The first officer was flying the departure as a new employee of the charter operator, according to the final investigative report from Finland’s Safety Investigation Authority. Just before takeoff both pilots noticed compass errors that they reset using the directional gyro mode. During the climb, the compass mode was switched back to normal. Almost immediately, the crew received an “autopilot stabilizer trim failure” light, as well as an “autopilot holding nose down” light.
The first officer relinquished control of the airplane to the captain and began to run the checklist for the failures. The captain firmly gripped the control wheel and turned off the autopilot, but the aircraft’s nose immediately pitched up and was followed by a seven-second series of oscillations before the captain regained control.
After landing back at Moscow, the pilot–following company procedures–pulled the circuit breaker to protect the cockpit voice recorder. The CVR was later found to be blank. The investigation determined that the first officer’s flight director had not been configured properly before takeoff and that he incorrectly used the takeoff-go-around button after takeoff to try to resync the system. The sync attempt occurred just as the aircraft was about to level off at a pre-assigned altitude, resulting in the error messages. Although the failure checklist limited the aircraft to a 250-knot maximum speed, the crew allowed the aircraft to accelerate to 300 knots.

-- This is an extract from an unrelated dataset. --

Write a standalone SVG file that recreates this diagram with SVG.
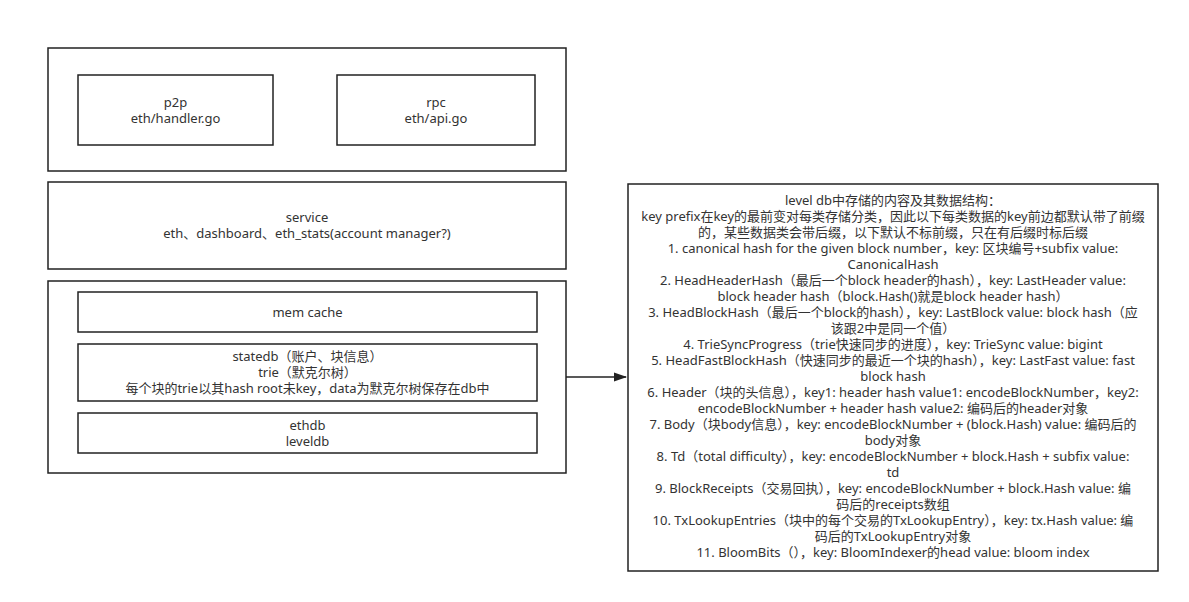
<svg xmlns="http://www.w3.org/2000/svg" width="1189" height="602" viewBox="0 0 1189 602">
<style>
.box{fill:#fff;stroke:#222;stroke-width:1.5}
.t{font-family:"Noto Sans","Noto Sans CJK SC",sans-serif;font-size:13px;fill:#333;text-anchor:middle}
.ln{stroke:#222;stroke-width:1.5;fill:none}
</style>
<defs>
<marker id="ah" markerWidth="13" markerHeight="10" refX="12" refY="5" orient="auto" markerUnits="userSpaceOnUse">
<path d="M0,0.5 L13,5 L0,9.5 Z" fill="#222"/>
</marker>
</defs>
<rect width="1189" height="602" fill="#fff"/>
<g id="top-layer">
<rect class="box" x="48" y="48" width="518" height="123"/>
</g>
<g id="p2p">
<rect class="box" x="78" y="75" width="195" height="70"/>
<text class="t" x="175.5" y="106.5">p2p</text>
<text class="t" x="175.5" y="122.5">eth/handler.go</text>
</g>
<g id="rpc">
<rect class="box" x="337" y="75" width="198" height="70"/>
<text class="t" x="436" y="106.5">rpc</text>
<text class="t" x="436" y="122.5">eth/api.go</text>
</g>
<g id="service">
<rect class="box" x="48" y="182" width="518" height="87"/>
<text class="t" x="307" y="221.5">service</text>
<text class="t" x="307" y="237.5">eth、dashboard、eth_stats(account manager?)</text>
</g>
<g id="storage">
<rect class="box" x="48" y="281" width="518" height="192"/>
</g>
<g id="memcache">
<rect class="box" x="78" y="292" width="459" height="40"/>
<text class="t" x="307.5" y="316.5">mem cache</text>
</g>
<g id="statedb">
<rect class="box" x="78" y="344" width="459" height="57"/>
<text class="t" x="307.5" y="360.5">statedb（账户、块信息）</text>
<text class="t" x="307.5" y="376.5">trie（默克尔树）</text>
<text class="t" x="307.5" y="392.5">每个块的trie以其hash root未key，data为默克尔树保存在db中</text>
</g>
<g id="ethdb">
<rect class="box" x="78" y="413" width="459" height="40"/>
<text class="t" x="307.5" y="429.5">ethdb</text>
<text class="t" x="307.5" y="445.5">leveldb</text>
</g>
<g id="connectors">
<line class="ln" x1="566" y1="377" x2="626" y2="377" marker-end="url(#ah)"/>
</g>
<g id="leveldb-contents">
<rect class="box" x="628" y="184" width="530" height="387"/>
<text class="t" x="893" y="204.5">level db中存储的内容及其数据结构：</text>
<text class="t" x="893" y="220.5">key prefix在key的最前变对每类存储分类，因此以下每类数据的key前边都默认带了前缀</text>
<text class="t" x="893" y="236.5">的，某些数据类会带后缀，以下默认不标前缀，只在有后缀时标后缀</text>
<text class="t" x="893" y="252.5">1. canonical hash for the given block number，key: 区块编号+subfix value:</text>
<text class="t" x="893" y="268.5">CanonicalHash</text>
<text class="t" x="893" y="284.5">2. HeadHeaderHash（最后一个block header的hash），key: LastHeader value:</text>
<text class="t" x="893" y="300.5">block header hash（block.Hash()就是block header hash）</text>
<text class="t" x="893" y="316.5">3. HeadBlockHash（最后一个block的hash），key: LastBlock value: block hash（应</text>
<text class="t" x="893" y="332.5">该跟2中是同一个值）</text>
<text class="t" x="893" y="348.5">4. TrieSyncProgress（trie快速同步的进度），key: TrieSync value: bigint</text>
<text class="t" x="893" y="364.5">5. HeadFastBlockHash（快速同步的最近一个块的hash），key: LastFast value: fast</text>
<text class="t" x="893" y="380.5">block hash</text>
<text class="t" x="893" y="396.5">6. Header（块的头信息），key1: header hash value1: encodeBlockNumber，key2:</text>
<text class="t" x="893" y="412.5">encodeBlockNumber + header hash value2: 编码后的header对象</text>
<text class="t" x="893" y="428.5">7. Body（块body信息），key: encodeBlockNumber + (block.Hash) value: 编码后的</text>
<text class="t" x="893" y="444.5">body对象</text>
<text class="t" x="893" y="460.5">8. Td（total difficulty），key: encodeBlockNumber + block.Hash + subfix value:</text>
<text class="t" x="893" y="476.5">td</text>
<text class="t" x="893" y="492.5">9. BlockReceipts（交易回执），key: encodeBlockNumber + block.Hash value: 编</text>
<text class="t" x="893" y="508.5">码后的receipts数组</text>
<text class="t" x="893" y="524.5">10. TxLookupEntries（块中的每个交易的TxLookupEntry），key: tx.Hash value: 编</text>
<text class="t" x="893" y="540.5">码后的TxLookupEntry对象</text>
<text class="t" x="893" y="556.5">11. BloomBits（），key: BloomIndexer的head value: bloom index</text>
</g>
</svg>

The Finnish investigators classified this as an accident and attributed the cause to the following factors: the first officer’s failure to set the flight director properly before takeoff and incorrect setting of the heading bug before takeoff; seat-belt signs turned off by the captain during the climb despite the potential for aircraft control problems, as well as the captain’s overcorrecting the aircraft’s pitch angle after autopilot disconnection; and overall inadequate situational analysis.